§ **Exercise directions**:
With the pictures left out, copy the listing below exactly.

§ **Provided data**:
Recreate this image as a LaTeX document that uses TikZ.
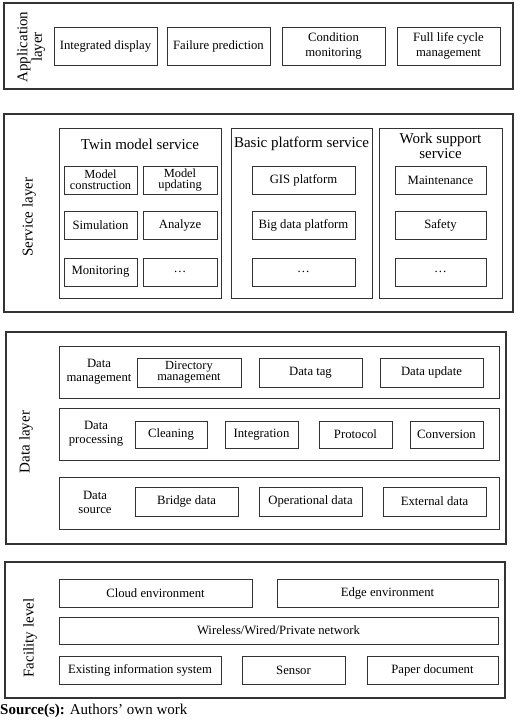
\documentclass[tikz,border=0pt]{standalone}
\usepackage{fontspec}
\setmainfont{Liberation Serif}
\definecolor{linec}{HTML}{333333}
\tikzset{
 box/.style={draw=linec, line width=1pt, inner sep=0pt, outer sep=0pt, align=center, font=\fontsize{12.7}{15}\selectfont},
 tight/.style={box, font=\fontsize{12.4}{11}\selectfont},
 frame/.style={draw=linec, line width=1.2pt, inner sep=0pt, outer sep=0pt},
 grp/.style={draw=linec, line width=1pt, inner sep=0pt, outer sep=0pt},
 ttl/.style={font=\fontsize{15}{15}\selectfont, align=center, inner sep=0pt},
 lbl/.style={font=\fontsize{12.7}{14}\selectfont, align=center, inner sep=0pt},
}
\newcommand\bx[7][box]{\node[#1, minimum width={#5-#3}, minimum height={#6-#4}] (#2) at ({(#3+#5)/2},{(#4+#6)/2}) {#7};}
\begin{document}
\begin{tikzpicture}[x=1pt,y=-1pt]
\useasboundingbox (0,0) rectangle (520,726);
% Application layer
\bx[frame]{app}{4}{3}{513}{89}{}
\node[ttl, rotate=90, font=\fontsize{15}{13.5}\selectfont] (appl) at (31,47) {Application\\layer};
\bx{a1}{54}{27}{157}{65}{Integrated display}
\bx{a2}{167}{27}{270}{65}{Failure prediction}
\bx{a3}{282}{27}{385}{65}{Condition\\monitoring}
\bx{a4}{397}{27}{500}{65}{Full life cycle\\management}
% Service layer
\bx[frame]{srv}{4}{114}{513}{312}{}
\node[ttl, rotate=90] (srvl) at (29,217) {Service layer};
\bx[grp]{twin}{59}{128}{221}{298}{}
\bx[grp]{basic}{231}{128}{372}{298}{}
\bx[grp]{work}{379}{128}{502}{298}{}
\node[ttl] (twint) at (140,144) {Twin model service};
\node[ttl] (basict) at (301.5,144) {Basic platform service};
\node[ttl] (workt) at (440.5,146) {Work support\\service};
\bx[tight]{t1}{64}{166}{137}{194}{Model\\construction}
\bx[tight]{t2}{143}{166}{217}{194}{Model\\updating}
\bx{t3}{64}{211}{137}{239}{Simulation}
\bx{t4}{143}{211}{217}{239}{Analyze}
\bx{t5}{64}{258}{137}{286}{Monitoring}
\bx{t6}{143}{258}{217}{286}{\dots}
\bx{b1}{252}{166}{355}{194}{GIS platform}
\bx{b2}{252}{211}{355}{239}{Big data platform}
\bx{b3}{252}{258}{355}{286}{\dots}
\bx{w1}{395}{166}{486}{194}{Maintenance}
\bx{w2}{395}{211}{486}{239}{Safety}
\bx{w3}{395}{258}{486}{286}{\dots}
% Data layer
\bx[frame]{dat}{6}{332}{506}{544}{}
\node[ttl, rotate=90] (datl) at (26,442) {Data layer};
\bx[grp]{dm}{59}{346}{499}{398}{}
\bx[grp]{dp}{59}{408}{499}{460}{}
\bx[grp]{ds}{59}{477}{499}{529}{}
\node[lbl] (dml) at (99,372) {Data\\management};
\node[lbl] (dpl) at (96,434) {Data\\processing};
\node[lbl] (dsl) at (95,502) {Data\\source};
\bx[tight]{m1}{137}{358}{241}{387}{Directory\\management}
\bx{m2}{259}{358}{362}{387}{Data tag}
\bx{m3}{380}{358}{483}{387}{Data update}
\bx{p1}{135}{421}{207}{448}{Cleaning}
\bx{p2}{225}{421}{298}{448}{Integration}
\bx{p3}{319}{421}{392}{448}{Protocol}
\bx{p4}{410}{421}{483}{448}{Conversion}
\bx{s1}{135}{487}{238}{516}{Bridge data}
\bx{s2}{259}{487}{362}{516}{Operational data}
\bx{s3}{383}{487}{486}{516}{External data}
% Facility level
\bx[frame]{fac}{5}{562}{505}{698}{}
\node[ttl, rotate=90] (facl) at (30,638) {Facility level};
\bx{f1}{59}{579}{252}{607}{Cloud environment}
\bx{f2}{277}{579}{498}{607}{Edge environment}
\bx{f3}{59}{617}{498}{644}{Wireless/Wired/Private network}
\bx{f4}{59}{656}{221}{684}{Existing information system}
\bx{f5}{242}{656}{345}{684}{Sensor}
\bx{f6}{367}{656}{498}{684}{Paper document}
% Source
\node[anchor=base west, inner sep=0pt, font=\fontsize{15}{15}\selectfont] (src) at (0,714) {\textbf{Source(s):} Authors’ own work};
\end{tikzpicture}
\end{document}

§ **Answer to the problem**:
Recreate this image as a LaTeX document that uses TikZ.
\documentclass[tikz,border=0pt]{standalone}
\usepackage{fontspec}
\setmainfont{Liberation Serif}
\definecolor{linec}{HTML}{333333}
\tikzset{
 box/.style={draw=linec, line width=1pt, inner sep=0pt, outer sep=0pt, align=center, font=\fontsize{12.7}{15}\selectfont},
 tight/.style={box, font=\fontsize{12.4}{11}\selectfont},
 frame/.style={draw=linec, line width=1.2pt, inner sep=0pt, outer sep=0pt},
 grp/.style={draw=linec, line width=1pt, inner sep=0pt, outer sep=0pt},
 ttl/.style={font=\fontsize{15}{15}\selectfont, align=center, inner sep=0pt},
 lbl/.style={font=\fontsize{12.7}{14}\selectfont, align=center, inner sep=0pt},
}
\newcommand\bx[7][box]{\node[#1, minimum width={#5-#3}, minimum height={#6-#4}] (#2) at ({(#3+#5)/2},{(#4+#6)/2}) {#7};}
\begin{document}
\begin{tikzpicture}[x=1pt,y=-1pt]
\useasboundingbox (0,0) rectangle (520,726);
% Application layer
\bx[frame]{app}{4}{3}{513}{89}{}
\node[ttl, rotate=90, font=\fontsize{15}{13.5}\selectfont] (appl) at (31,47) {Application\\layer};
\bx{a1}{54}{27}{157}{65}{Integrated display}
\bx{a2}{167}{27}{270}{65}{Failure prediction}
\bx{a3}{282}{27}{385}{65}{Condition\\monitoring}
\bx{a4}{397}{27}{500}{65}{Full life cycle\\management}
% Service layer
\bx[frame]{srv}{4}{114}{513}{312}{}
\node[ttl, rotate=90] (srvl) at (29,217) {Service layer};
\bx[grp]{twin}{59}{128}{221}{298}{}
\bx[grp]{basic}{231}{128}{372}{298}{}
\bx[grp]{work}{379}{128}{502}{298}{}
\node[ttl] (twint) at (140,144) {Twin model service};
\node[ttl] (basict) at (301.5,144) {Basic platform service};
\node[ttl] (workt) at (440.5,146) {Work support\\service};
\bx[tight]{t1}{64}{166}{137}{194}{Model\\construction}
\bx[tight]{t2}{143}{166}{217}{194}{Model\\updating}
\bx{t3}{64}{211}{137}{239}{Simulation}
\bx{t4}{143}{211}{217}{239}{Analyze}
\bx{t5}{64}{258}{137}{286}{Monitoring}
\bx{t6}{143}{258}{217}{286}{\dots}
\bx{b1}{252}{166}{355}{194}{GIS platform}
\bx{b2}{252}{211}{355}{239}{Big data platform}
\bx{b3}{252}{258}{355}{286}{\dots}
\bx{w1}{395}{166}{486}{194}{Maintenance}
\bx{w2}{395}{211}{486}{239}{Safety}
\bx{w3}{395}{258}{486}{286}{\dots}
% Data layer
\bx[frame]{dat}{6}{332}{506}{544}{}
\node[ttl, rotate=90] (datl) at (26,442) {Data layer};
\bx[grp]{dm}{59}{346}{499}{398}{}
\bx[grp]{dp}{59}{408}{499}{460}{}
\bx[grp]{ds}{59}{477}{499}{529}{}
\node[lbl] (dml) at (99,372) {Data\\management};
\node[lbl] (dpl) at (96,434) {Data\\processing};
\node[lbl] (dsl) at (95,502) {Data\\source};
\bx[tight]{m1}{137}{358}{241}{387}{Directory\\management}
\bx{m2}{259}{358}{362}{387}{Data tag}
\bx{m3}{380}{358}{483}{387}{Data update}
\bx{p1}{135}{421}{207}{448}{Cleaning}
\bx{p2}{225}{421}{298}{448}{Integration}
\bx{p3}{319}{421}{392}{448}{Protocol}
\bx{p4}{410}{421}{483}{448}{Conversion}
\bx{s1}{135}{487}{238}{516}{Bridge data}
\bx{s2}{259}{487}{362}{516}{Operational data}
\bx{s3}{383}{487}{486}{516}{External data}
% Facility level
\bx[frame]{fac}{5}{562}{505}{698}{}
\node[ttl, rotate=90] (facl) at (30,638) {Facility level};
\bx{f1}{59}{579}{252}{607}{Cloud environment}
\bx{f2}{277}{579}{498}{607}{Edge environment}
\bx{f3}{59}{617}{498}{644}{Wireless/Wired/Private network}
\bx{f4}{59}{656}{221}{684}{Existing information system}
\bx{f5}{242}{656}{345}{684}{Sensor}
\bx{f6}{367}{656}{498}{684}{Paper document}
% Source
\node[anchor=base west, inner sep=0pt, font=\fontsize{15}{15}\selectfont] (src) at (0,714) {\textbf{Source(s):} Authors’ own work};
\end{tikzpicture}
\end{document}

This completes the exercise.